## [Exercise description]
Reproduce the material below line by line, beginning with its first line and ending with the line that contains "const up = rows[0], down = rows[2];"; leave out pictures.

## [Records for the exercise]
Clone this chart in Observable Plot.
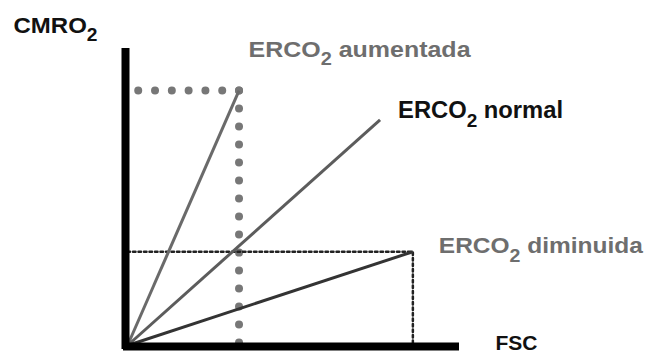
<!DOCTYPE html>
<html>
<head>
<meta charset="utf-8">
<script src="https://cdn.jsdelivr.net/npm/d3@7"></script>
<script src="https://cdn.jsdelivr.net/npm/@observablehq/plot@0.6"></script>
<style>
  html, body { margin: 0; padding: 0; background: #fff; }
  svg { display: block; }
</style>
</head>
<body>
<script>
// ---- data (arbitrary units: FSC on x, CMRO2 on y) ----
const series = ["ERCO₂ aumentada", "ERCO₂ normal", "ERCO₂ diminuida"];
const fscEnd = [3.4, 7.7, 8.7];
const cmroEnd = [8.7, 7.7, 3.2];
const xLabel = "FSC";
const yLabel = "CMRO₂";

// ---- styles ----
const lineColors = ["#6a6a6a", "#5c5c5c", "#333333"];
const labelColors = ["#6e6e6e", "#111111", "#6e6e6e"];
const labelDx = [9.5, 18, 26];
const labelDy = [-34, -2, 1];
const labelSize = [22, 23, 22];
const labelWidths = {"ERCO₂ aumentada": 222, "ERCO₂ normal": 165, "ERCO₂ diminuida": 204, "CMRO₂": 84};
const font = "'Liberation Sans', Arial, sans-serif";

const rows = series.map((s, i) => ({s, x: fscEnd[i], y: cmroEnd[i], i}));
const up = rows[0], down = rows[2];

const marks = [
  // thick gray dotted guides for "aumentada"
  Plot.line([[up.x, up.y], [0, up.y]], {stroke: "#777", strokeWidth: 8, strokeLinecap: "round", strokeDasharray: "0 16.8"}),
  Plot.line([[up.x, up.y], [up.x, 0]], {stroke: "#777", strokeWidth: 8, strokeLinecap: "round", strokeDasharray: "0 18"}),
  // thin dark dotted guides for "diminuida"
  Plot.line([[0, down.y], [down.x, down.y], [down.x, 0]], {stroke: "#222", strokeWidth: 2.5, strokeDasharray: "2.5 3"}),
  // the three lines from the origin
  Plot.link(rows, {x1: 0, y1: 0, x2: "x", y2: "y", stroke: d => lineColors[d.i], strokeWidth: 3}),
  // axes
  Plot.ruleX([0], {y1: 0, y2: 10, stroke: "#000", strokeWidth: 8, strokeLinecap: "square", dx: -2}),
  Plot.ruleY([0], {x1: 0, x2: 10, stroke: "#000", strokeWidth: 8, strokeLinecap: "square", dy: 1}),
  // axis labels
  Plot.text([yLabel], {x: 0, y: 10, text: d => d, dx: -114, dy: -20, textAnchor: "start", lineAnchor: "bottom",
    fill: "#111", fontSize: 22, fontWeight: "bold", fontFamily: font}),
  Plot.text([xLabel], {x: 10, y: 0, text: d => d, dx: 40, dy: 4, textAnchor: "start", lineAnchor: "bottom",
    fill: "#111", fontSize: 21, fontWeight: "bold", fontFamily: font}),
  // series labels
  ...rows.map((r, i) => Plot.text([r], {x: "x", y: "y", text: "s", dx: labelDx[i], dy: labelDy[i],
    textAnchor: "start", lineAnchor: "bottom", fill: labelColors[i], fontSize: labelSize[i],
    fontWeight: "bold", fontFamily: font}))
];

const chart = Plot.plot({
  width: 645,
  height: 354,
  marginLeft: 127,
  marginRight: 190,
  marginTop: 52,
  marginBottom: 9,
  x: {domain: [0, 10], axis: null},
  y: {domain: [0, 10], axis: null},
  style: {background: "#fff", overflow: "visible"},
  marks
});
document.body.append(chart);

// subscripts and widths
const ns = "http://www.w3.org/2000/svg";
chart.querySelectorAll("text").forEach(t => {
  const s = t.textContent;
  if (s.includes("₂")) {
    const [a, b] = s.split("₂");
    t.textContent = "";
    t.append(a);
    const sub = document.createElementNS(ns, "tspan");
    sub.setAttribute("font-size", "0.8em");
    sub.setAttribute("dy", "0.5em");
    sub.textContent = "2";
    t.append(sub);
    if (b) {
      const rest = document.createElementNS(ns, "tspan");
      rest.setAttribute("dy", "-0.4em");
      rest.textContent = b;
      t.append(rest);
    }
  }
  if (labelWidths[s]) {
    t.setAttribute("textLength", labelWidths[s]);
    t.setAttribute("lengthAdjust", "spacingAndGlyphs");
  }
});
</script>
</body>
</html>
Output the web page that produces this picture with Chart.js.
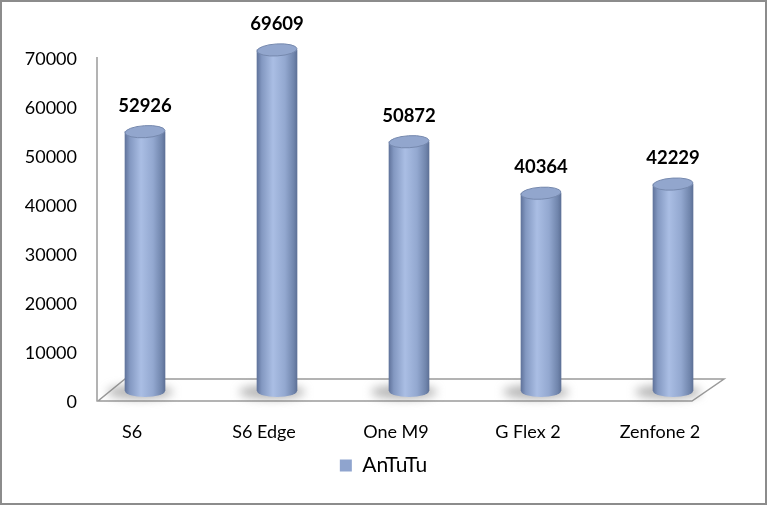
<!DOCTYPE html>
<html>
<head>
<meta charset="utf-8">
<script src="https://cdn.jsdelivr.net/npm/chart.js@4"></script>
<style>
  html, body { margin: 0; padding: 0; background: #fff; }
  #wrap { width: 767px; height: 505px; }
</style>
</head>
<body>
<div id="wrap"><canvas id="chart" width="767" height="505"></canvas></div>
<script>
// ===== Data =====
const phones = ["S6", "S6 Edge", "One M9", "G Flex 2", "Zenfone 2"];
const antutuScores = [52926, 69609, 50872, 40364, 42229];
const seriesName = "AnTuTu";
const yTicks = [0, 10000, 20000, 30000, 40000, 50000, 60000, 70000];

const FONT = "Lato, 'Open Sans', sans-serif";
const BAR_W = 40;

// horizontal gradient that makes a bar look like a cylinder
function cylinderFill(ctx, x0, x1) {
  const g = ctx.createLinearGradient(x0, 0, x1, 0);
  g.addColorStop(0, "#61749c");
  g.addColorStop(0.12, "#8398c1");
  g.addColorStop(0.4, "#aabee4");
  g.addColorStop(0.7, "#93a8d0");
  g.addColorStop(0.92, "#7085ac");
  g.addColorStop(1, "#5e7197");
  return g;
}

// ===== 3D pieces: frame, floor, shadows, cylinder caps, value labels =====
const decoPlugin = {
  id: "deco",
  beforeDatasetsDraw(chart) {
    const { ctx, chartArea: a } = chart;
    ctx.save();
    // floor
    ctx.strokeStyle = "#9a9a9a";
    ctx.lineWidth = 1.5;
    ctx.beginPath();
    ctx.moveTo(a.left + 19, a.bottom + 10);
    ctx.lineTo(a.right - 47, a.bottom + 10);
    ctx.lineTo(a.right - 15, a.bottom - 12);
    ctx.lineTo(a.left + 46, a.bottom - 12);
    ctx.closePath();
    ctx.stroke();
    // left wall edge
    ctx.beginPath();
    ctx.moveTo(a.left + 18, a.top + 9);
    ctx.lineTo(a.left + 18, a.bottom + 10);
    ctx.stroke();

    // shadows under the cylinders
    const meta = chart.getDatasetMeta(0);
    meta.data.forEach((bar) => {
      ctx.save();
      ctx.filter = "blur(5px)";
      ctx.fillStyle = "rgba(120,120,120,0.55)";
      ctx.beginPath();
      ctx.ellipse(bar.x - 5, bar.base + 1, 33, 7, 0, 0, Math.PI * 2);
      ctx.fill();
      ctx.restore();
    });
    ctx.restore();
  },
  afterDatasetsDraw(chart) {
    const { ctx } = chart;
    const meta = chart.getDatasetMeta(0);
    ctx.save();
    meta.data.forEach((bar, i) => {
      const r = bar.width / 2;
      // rounded bottom
      ctx.fillStyle = cylinderFill(ctx, bar.x - r, bar.x + r);
      ctx.beginPath();
      ctx.ellipse(bar.x, bar.base, r, 6, 0, 0, Math.PI);
      ctx.fill();
      // top cap
      ctx.fillStyle = "#92a6cd";
      ctx.strokeStyle = "#7689ae";
      ctx.lineWidth = 1;
      ctx.beginPath();
      ctx.ellipse(bar.x, bar.y, r, 6, -0.06, 0, Math.PI * 2);
      ctx.fill();
      ctx.stroke();
      // value label
      ctx.fillStyle = "#000";
      ctx.font = "bold 18.5px " + FONT;
      ctx.textAlign = "center";
      ctx.textBaseline = "middle";
      ctx.fillText(String(antutuScores[i]), bar.x, bar.y - 26);
    });
    ctx.restore();
  },
  afterDraw(chart) {
    const { ctx, width, height } = chart;
    ctx.save();
    ctx.strokeStyle = "#8c8c8c";
    ctx.lineWidth = 2;
    ctx.strokeRect(1, 1, width - 2, height - 2);
    ctx.restore();
  },
};

// ===== Chart =====
new Chart(document.getElementById("chart").getContext("2d"), {
  type: "bar",
  data: {
    labels: phones,
    datasets: [
      {
        label: seriesName,
        data: antutuScores,
        backgroundColor: (c) => {
          const xs = c.chart.scales && c.chart.scales.x;
          if (!xs || c.dataIndex === undefined) return "#8fa4ce";
          const cx = xs.getPixelForValue(c.dataIndex);
          if (!isFinite(cx)) return "#8fa4ce";
          return cylinderFill(c.chart.ctx, cx - BAR_W / 2, cx + BAR_W / 2);
        },
        borderWidth: 0,
        barThickness: BAR_W,
      },
    ],
  },
  options: {
    responsive: false,
    animation: false,
    events: [],
    layout: { padding: { left: 0, top: 48, right: 0, bottom: 19 } },
    plugins: {
      tooltip: { enabled: false },
      legend: {
        position: "bottom",
        labels: {
          font: { family: FONT, size: 21 },
          color: "#000",
          boxWidth: 12,
          boxHeight: 12,
          padding: 9,
          generateLabels: () => [
            { text: seriesName, fillStyle: "#8fa4ce", strokeStyle: "#8fa4ce", lineWidth: 0, datasetIndex: 0 },
          ],
        },
      },
    },
    scales: {
      x: {
        grid: { display: false, drawTicks: false },
        border: { display: false },
        ticks: {
          font: { family: FONT, size: 18 },
          color: "#000",
          padding: 30,
          labelOffset: -13,
          maxRotation: 0,
        },
        afterFit: (s) => { s.height = 55; },
      },
      y: {
        min: 0,
        max: 70000,
        grid: { display: false, drawTicks: false },
        border: { display: false },
        afterBuildTicks: (s) => { s.ticks = yTicks.map((v) => ({ value: v })); },
        ticks: {
          font: { family: FONT, size: 18 },
          color: "#000",
          padding: 2,
          labelOffset: 11,
          callback: (v) => String(v),
        },
        afterFit: (s) => { s.width = 79; },
      },
      // empty right-hand spacer so the legend stays centred on the whole canvas
      yRight: {
        type: "linear",
        position: "right",
        display: true,
        grid: { display: false, drawTicks: false },
        border: { display: false },
        ticks: { display: false },
        afterFit: (s) => { s.width = 28; },
      },
    },
  },
  plugins: [decoPlugin],
});
</script>
</body>
</html>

## [Exercise solution]
Clone this chart in Observable Plot.
<!DOCTYPE html>
<html>
<head>
<meta charset="utf-8">
<script src="https://cdn.jsdelivr.net/npm/d3@7"></script>
<script src="https://cdn.jsdelivr.net/npm/@observablehq/plot@0.6"></script>
<style>
  html, body { margin: 0; padding: 0; background: #fff; }
  svg { display: block; }
</style>
</head>
<body>
<script>
// ---- data (arbitrary units: FSC on x, CMRO2 on y) ----
const series = ["ERCO₂ aumentada", "ERCO₂ normal", "ERCO₂ diminuida"];
const fscEnd = [3.4, 7.7, 8.7];
const cmroEnd = [8.7, 7.7, 3.2];
const xLabel = "FSC";
const yLabel = "CMRO₂";

// ---- styles ----
const lineColors = ["#6a6a6a", "#5c5c5c", "#333333"];
const labelColors = ["#6e6e6e", "#111111", "#6e6e6e"];
const labelDx = [9.5, 18, 26];
const labelDy = [-34, -2, 1];
const labelSize = [22, 23, 22];
const labelWidths = {"ERCO₂ aumentada": 222, "ERCO₂ normal": 165, "ERCO₂ diminuida": 204, "CMRO₂": 84};
const font = "'Liberation Sans', Arial, sans-serif";

const rows = series.map((s, i) => ({s, x: fscEnd[i], y: cmroEnd[i], i}));
const up = rows[0], down = rows[2];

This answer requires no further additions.